NBA Games Tonight: Heat vs Magic, Knicks vs Raptors Preview & Matchup Guide

On most Tuesdays in December, the NBA slate is pure background noise: a handful of regular-season games, a couple of blowouts, and everyone saving their legs for the weekend. Tonight is not one of those nights. The league hits pause on the usual grind and drops us straight into win-or-go-home basketball, with the Emirates NBA Cup quarterfinals taking over the schedule and only two games on the board: Miami Heat at Orlando Magic and New York Knicks at Toronto Raptors. It’s a light slate in quantity, heavy in stakes, and every possession is going to feel more like May than early December – exactly the kind of night that rewards people who understand context, matchups, and momentum, which is the whole idea behind how we break things down at ATSwins.ai.

 

Why tonight’s NBA Cup games matter more than your average Tuesday

This is the third year of the in-season tournament, and the format is simple now that group play is done: eight teams left, single-elimination, quarterfinals hosted by the top seeds, then everyone heads to Las Vegas for the semifinals on December 13 and the championship on December 16. Orlando and Toronto earned the right to host tonight by topping their groups, while Miami and New York got here as a wild card and a group winner respectively. 

The six group winners – Thunder, Lakers, Spurs, Magic, Raptors and Knicks – punched their tickets first. Then the Suns and Heat slid in as wild cards by finishing second in their groups with strong records and big point differentials. Orlando and Toronto ended up among the top overall seeds, which is why both Florida and Canada are home to elimination games tonight. Win and you’re one flight from Vegas and a shot at midseason hardware (and some serious bonus money). Lose, and these games are just a weird little detour in the middle of the regular season schedule. 

The other wrinkle: these Cup games still count in the regular-season standings. So while everyone is talking brackets and Vegas, the Heat, Magic, Knicks and Raptors are also trying to stack wins in a very crowded Eastern Conference race. That makes tonight a hybrid: part playoff atmosphere, part mid-December positioning, and completely different from the “just another game” timeline.

 

Heat at Magic: Florida rivalry with real stakes

Miami and Orlando come into tonight with identical 14–10 records, sitting in the thick of the Eastern Conference playoff picture and tied in overall win percentage. Both teams have a .583 mark, but the path there has looked completely different. Orlando has leaned on youth, size and defense to grab a top-five spot in the East standings, while Miami has ridden a fast pace, veteran scoring, and a recent skid that has cooled off what was one of the league’s hottest teams in November. 

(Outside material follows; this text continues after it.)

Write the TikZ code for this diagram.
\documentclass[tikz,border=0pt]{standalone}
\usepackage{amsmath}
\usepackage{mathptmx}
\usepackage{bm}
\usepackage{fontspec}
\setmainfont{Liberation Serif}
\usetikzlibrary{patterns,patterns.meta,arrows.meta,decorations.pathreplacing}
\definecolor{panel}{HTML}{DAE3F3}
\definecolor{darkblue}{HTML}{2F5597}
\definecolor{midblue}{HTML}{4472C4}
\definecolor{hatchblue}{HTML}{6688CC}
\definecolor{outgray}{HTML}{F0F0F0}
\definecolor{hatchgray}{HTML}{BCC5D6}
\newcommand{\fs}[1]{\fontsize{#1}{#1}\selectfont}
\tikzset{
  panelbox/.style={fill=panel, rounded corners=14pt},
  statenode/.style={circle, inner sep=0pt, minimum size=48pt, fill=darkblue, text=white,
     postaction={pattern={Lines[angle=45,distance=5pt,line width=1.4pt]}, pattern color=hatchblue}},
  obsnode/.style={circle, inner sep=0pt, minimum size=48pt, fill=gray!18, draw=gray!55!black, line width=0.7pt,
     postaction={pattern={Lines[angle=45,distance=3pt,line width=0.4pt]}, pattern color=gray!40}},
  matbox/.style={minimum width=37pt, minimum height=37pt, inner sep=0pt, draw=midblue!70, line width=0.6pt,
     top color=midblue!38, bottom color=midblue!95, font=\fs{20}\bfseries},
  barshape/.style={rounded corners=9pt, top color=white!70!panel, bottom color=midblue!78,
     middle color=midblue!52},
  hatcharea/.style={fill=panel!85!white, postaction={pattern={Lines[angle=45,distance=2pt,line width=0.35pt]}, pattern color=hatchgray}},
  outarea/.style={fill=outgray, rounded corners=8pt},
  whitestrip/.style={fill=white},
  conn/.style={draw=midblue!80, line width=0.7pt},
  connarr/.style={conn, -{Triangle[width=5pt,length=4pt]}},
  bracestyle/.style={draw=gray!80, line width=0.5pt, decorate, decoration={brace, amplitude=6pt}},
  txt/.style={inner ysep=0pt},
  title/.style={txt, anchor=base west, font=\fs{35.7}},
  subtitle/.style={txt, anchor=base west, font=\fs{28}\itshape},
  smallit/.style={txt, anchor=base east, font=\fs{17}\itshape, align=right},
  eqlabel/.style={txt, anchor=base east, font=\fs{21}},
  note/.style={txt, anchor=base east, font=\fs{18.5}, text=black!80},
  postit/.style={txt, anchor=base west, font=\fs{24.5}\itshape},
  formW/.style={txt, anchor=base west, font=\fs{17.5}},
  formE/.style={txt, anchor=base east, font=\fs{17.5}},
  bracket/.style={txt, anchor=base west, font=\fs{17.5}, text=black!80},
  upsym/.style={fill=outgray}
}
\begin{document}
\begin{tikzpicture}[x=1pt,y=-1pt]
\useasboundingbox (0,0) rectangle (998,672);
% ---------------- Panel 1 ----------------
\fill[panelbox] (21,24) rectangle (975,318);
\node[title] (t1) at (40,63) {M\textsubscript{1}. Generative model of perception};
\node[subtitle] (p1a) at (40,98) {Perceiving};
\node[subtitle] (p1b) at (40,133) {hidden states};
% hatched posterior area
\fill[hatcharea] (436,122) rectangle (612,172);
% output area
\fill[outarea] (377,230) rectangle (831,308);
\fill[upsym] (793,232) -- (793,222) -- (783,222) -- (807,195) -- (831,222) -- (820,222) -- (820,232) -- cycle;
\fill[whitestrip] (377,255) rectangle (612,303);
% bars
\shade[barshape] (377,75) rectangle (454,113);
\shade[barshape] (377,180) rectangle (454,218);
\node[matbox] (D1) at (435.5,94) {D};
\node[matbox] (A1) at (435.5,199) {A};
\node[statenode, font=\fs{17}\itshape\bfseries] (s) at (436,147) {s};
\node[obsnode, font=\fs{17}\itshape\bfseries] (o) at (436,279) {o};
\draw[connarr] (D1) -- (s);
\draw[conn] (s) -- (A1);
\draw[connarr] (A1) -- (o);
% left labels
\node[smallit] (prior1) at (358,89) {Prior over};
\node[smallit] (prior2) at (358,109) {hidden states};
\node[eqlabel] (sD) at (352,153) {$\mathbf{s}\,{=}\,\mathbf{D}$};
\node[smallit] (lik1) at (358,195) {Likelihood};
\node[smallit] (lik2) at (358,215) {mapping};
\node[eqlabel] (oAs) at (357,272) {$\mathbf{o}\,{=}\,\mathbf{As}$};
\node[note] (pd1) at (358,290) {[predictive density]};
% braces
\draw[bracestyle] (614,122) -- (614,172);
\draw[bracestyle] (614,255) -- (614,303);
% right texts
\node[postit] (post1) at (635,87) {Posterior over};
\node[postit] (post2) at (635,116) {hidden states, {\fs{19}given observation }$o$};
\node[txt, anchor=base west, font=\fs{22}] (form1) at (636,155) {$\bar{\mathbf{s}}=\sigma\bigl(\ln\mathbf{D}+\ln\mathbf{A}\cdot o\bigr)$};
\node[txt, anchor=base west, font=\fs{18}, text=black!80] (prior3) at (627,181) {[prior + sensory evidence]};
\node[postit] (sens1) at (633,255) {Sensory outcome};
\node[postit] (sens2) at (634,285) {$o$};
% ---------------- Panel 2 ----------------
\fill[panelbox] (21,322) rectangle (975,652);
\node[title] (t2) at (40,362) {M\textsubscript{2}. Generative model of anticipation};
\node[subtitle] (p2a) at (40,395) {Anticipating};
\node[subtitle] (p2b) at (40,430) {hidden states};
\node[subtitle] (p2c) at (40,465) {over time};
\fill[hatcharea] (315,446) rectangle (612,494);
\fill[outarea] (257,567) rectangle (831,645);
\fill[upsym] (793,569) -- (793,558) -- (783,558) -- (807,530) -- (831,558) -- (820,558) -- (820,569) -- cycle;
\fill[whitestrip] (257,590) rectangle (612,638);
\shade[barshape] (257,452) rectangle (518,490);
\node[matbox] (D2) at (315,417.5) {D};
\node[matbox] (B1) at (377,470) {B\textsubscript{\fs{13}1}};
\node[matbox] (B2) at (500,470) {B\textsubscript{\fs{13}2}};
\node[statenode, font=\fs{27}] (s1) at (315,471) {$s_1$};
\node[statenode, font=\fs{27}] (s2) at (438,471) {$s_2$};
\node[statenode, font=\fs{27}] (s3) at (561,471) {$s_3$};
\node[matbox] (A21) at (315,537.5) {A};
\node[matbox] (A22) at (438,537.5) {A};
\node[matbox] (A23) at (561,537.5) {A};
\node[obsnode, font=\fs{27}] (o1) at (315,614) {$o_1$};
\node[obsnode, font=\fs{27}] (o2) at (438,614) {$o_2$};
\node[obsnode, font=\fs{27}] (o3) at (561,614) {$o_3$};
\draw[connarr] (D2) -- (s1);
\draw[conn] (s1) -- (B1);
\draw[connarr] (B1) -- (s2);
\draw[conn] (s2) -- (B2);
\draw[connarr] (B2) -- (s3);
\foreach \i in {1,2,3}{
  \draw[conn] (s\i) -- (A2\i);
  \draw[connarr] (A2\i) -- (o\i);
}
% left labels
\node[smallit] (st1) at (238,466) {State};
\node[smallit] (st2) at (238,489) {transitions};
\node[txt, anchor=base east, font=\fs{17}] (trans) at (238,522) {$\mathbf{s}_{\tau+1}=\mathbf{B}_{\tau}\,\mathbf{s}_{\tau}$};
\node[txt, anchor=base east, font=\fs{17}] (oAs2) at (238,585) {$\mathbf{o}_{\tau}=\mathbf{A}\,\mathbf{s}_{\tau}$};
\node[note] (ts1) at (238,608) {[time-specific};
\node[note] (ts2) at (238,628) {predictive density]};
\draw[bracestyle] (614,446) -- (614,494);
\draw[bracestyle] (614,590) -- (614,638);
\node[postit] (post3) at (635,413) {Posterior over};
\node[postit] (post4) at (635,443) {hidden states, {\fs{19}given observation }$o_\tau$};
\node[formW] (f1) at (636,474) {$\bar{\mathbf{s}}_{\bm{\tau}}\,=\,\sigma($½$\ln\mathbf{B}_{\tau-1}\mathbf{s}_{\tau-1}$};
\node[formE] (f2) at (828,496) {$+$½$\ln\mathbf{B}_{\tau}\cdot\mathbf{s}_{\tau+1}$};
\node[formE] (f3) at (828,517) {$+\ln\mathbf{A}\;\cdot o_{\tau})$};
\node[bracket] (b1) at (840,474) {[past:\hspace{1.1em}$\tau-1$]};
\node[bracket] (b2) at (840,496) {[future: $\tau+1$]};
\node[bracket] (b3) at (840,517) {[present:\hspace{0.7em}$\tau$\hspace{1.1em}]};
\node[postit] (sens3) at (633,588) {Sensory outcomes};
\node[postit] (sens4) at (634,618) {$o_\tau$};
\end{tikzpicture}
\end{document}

In Cup play, Orlando absolutely handled business. The Magic went 4–0 in their group with an East-best +64 point differential, and they did most of that without Paolo Banchero, who has been sidelined since mid-November with a groin injury. In his absence, Franz Wagner, Desmond Bane and Jalen Suggs have carried a lot of the offensive load, lifting a team that already had a defensive foundation into legit “problem in the East” territory. Their blend of size on the wings, physicality at the rim, and improved spacing has turned them from a fun young squad into a team that looks built to handle higher-leverage games like this. 

The twist tonight: Orlando will be without Wagner, their leading scorer so far this season. He’s been ruled out for the quarterfinal, which puts even more pressure on the rest of the Magic core to find enough scoring against a seasoned Miami defense. Bane recently drew headlines after being fined for a heated incident against the Knicks, but overall he’s been a needed injection of shot-making and self-creation. Suggs has taken another step as an attacking guard and on-ball defender, and the Magic have surrounded them with length and activity basically everywhere on the floor. 

From a numbers perspective, Orlando enters with a top-10 net rating and one of the better defensive profiles in the conference. They’re giving up fewer than 114 points per game while scoring close to 118, with their defense often fueling their offense through turnovers and transition. The Magic are also solid on the glass and typically win the free-throw battle, which matters in a slower, more physical game – exactly how Cup games tend to trend once the whistle tightens and players realize this is not just another Tuesday. 

Miami, meanwhile, looks very different stylistically. The Heat also sit at 14–10 but arrive on a three-game losing streak, including a home loss to Sacramento, after a November stretch where they surged up the standings behind a balanced attack. They currently have the fifth-best defensive rating in the league, the eighth-best net rating, and – maybe surprisingly given recent Miami teams – they’re playing at the fastest pace in the NBA. Bam Adebayo anchors the back line, while Andrew Wiggins, Norman Powell and Tyler Herro give head coach Erik Spoelstra multiple 20-point-capable options on any night. 

One thing to keep in mind: these two teams are already very familiar with each other this season. Orlando beat Miami 125–121 on opening night in Orlando, and the Magic also edged the Heat 106–105 in a thriller on December 5. In both games, the margins were tiny and the matchups were clear: Miami’s pace and creation versus Orlando’s size, physicality and depth. When games get this tight, small things like sideline out-of-bounds execution and late-clock decision-making become the difference between advancing and flying home disappointed. 

Tactically, tonight comes down to three big questions.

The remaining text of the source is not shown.